* **Stated exercise**: Repeat exactly, please, the lines that begin at the start of the listing and end at the line holding "from bokeh.resources import INLINE".

* **Data block**:
»»
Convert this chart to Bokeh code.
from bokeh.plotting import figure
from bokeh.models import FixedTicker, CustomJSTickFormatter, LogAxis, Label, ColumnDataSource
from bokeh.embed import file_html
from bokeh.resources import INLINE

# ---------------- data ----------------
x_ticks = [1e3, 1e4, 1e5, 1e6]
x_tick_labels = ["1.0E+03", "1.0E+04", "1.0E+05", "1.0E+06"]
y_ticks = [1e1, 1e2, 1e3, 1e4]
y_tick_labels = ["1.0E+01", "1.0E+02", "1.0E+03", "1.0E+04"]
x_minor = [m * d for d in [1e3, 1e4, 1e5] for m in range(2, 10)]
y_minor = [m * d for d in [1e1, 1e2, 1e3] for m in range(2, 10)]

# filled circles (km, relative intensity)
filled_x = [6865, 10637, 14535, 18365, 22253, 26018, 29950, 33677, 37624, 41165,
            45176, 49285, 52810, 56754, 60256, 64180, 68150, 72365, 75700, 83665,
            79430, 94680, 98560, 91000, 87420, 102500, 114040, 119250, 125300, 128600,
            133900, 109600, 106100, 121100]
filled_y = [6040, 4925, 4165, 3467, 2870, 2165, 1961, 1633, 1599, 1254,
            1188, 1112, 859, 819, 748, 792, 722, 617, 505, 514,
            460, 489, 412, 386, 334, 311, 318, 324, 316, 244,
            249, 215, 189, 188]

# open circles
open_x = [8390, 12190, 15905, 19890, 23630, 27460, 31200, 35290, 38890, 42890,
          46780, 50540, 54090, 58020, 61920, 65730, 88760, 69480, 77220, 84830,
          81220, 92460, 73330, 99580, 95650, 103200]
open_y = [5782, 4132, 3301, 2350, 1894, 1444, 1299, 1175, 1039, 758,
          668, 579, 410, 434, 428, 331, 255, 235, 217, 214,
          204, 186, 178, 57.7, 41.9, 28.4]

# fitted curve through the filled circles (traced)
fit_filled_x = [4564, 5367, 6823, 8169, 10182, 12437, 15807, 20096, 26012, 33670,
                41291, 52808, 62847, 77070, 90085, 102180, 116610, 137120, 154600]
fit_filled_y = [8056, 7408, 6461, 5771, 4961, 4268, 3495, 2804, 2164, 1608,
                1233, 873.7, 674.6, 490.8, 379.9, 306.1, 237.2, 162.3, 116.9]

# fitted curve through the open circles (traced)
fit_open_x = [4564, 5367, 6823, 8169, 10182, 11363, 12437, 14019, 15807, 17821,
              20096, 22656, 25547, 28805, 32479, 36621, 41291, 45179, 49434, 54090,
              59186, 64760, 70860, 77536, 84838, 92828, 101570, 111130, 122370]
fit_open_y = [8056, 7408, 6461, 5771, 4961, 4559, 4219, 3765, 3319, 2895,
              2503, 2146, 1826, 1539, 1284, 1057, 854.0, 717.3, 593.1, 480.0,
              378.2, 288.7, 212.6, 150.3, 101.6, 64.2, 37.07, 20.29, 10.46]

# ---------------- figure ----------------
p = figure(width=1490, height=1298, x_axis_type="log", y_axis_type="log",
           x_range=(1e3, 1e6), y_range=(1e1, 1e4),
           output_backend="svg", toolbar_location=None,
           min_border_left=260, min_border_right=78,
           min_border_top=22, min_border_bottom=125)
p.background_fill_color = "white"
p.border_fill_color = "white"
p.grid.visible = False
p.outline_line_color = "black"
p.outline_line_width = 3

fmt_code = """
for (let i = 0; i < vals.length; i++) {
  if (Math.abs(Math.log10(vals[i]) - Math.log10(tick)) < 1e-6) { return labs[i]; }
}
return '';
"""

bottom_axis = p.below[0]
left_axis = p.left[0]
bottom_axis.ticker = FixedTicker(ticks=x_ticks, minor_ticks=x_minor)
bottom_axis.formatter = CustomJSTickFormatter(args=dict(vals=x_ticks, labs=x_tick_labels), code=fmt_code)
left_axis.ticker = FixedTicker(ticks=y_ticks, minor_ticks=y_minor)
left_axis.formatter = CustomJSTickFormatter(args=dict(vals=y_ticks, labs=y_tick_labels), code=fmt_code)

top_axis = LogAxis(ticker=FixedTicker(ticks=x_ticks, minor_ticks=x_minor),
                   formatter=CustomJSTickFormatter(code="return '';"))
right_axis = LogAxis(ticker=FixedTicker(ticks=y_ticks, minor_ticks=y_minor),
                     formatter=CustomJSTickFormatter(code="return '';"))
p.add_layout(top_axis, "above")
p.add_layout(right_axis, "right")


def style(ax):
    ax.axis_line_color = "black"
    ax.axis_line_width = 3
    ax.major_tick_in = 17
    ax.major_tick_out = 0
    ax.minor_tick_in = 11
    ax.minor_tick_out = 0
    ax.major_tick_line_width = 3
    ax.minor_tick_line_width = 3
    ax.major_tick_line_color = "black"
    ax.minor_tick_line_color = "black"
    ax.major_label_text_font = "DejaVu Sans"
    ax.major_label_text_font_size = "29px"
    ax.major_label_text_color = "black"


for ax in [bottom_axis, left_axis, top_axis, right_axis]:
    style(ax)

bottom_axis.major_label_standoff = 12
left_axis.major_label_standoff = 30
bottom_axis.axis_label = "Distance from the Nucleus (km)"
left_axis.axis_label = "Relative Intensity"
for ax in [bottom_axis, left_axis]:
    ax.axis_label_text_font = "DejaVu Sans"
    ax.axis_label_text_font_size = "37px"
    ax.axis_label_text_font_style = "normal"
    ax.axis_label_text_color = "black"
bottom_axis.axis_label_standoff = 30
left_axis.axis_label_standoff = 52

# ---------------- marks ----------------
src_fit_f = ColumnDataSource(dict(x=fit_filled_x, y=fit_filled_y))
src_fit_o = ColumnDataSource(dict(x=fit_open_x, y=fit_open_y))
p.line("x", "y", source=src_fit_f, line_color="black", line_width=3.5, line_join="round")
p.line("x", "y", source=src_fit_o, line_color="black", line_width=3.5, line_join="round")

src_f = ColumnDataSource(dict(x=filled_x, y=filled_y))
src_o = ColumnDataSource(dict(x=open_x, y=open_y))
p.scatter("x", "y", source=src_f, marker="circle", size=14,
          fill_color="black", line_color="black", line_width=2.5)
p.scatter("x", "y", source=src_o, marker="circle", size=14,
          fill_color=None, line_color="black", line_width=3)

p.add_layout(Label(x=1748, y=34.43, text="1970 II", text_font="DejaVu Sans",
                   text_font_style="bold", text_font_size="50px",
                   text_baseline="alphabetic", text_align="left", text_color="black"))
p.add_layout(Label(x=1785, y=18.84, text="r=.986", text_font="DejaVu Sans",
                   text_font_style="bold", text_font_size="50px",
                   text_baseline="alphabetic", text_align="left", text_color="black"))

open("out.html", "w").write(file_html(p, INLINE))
««
* **Written solution**:
Convert this chart to Bokeh code.
from bokeh.plotting import figure
from bokeh.models import FixedTicker, CustomJSTickFormatter, LogAxis, Label, ColumnDataSource
from bokeh.embed import file_html
from bokeh.resources import INLINE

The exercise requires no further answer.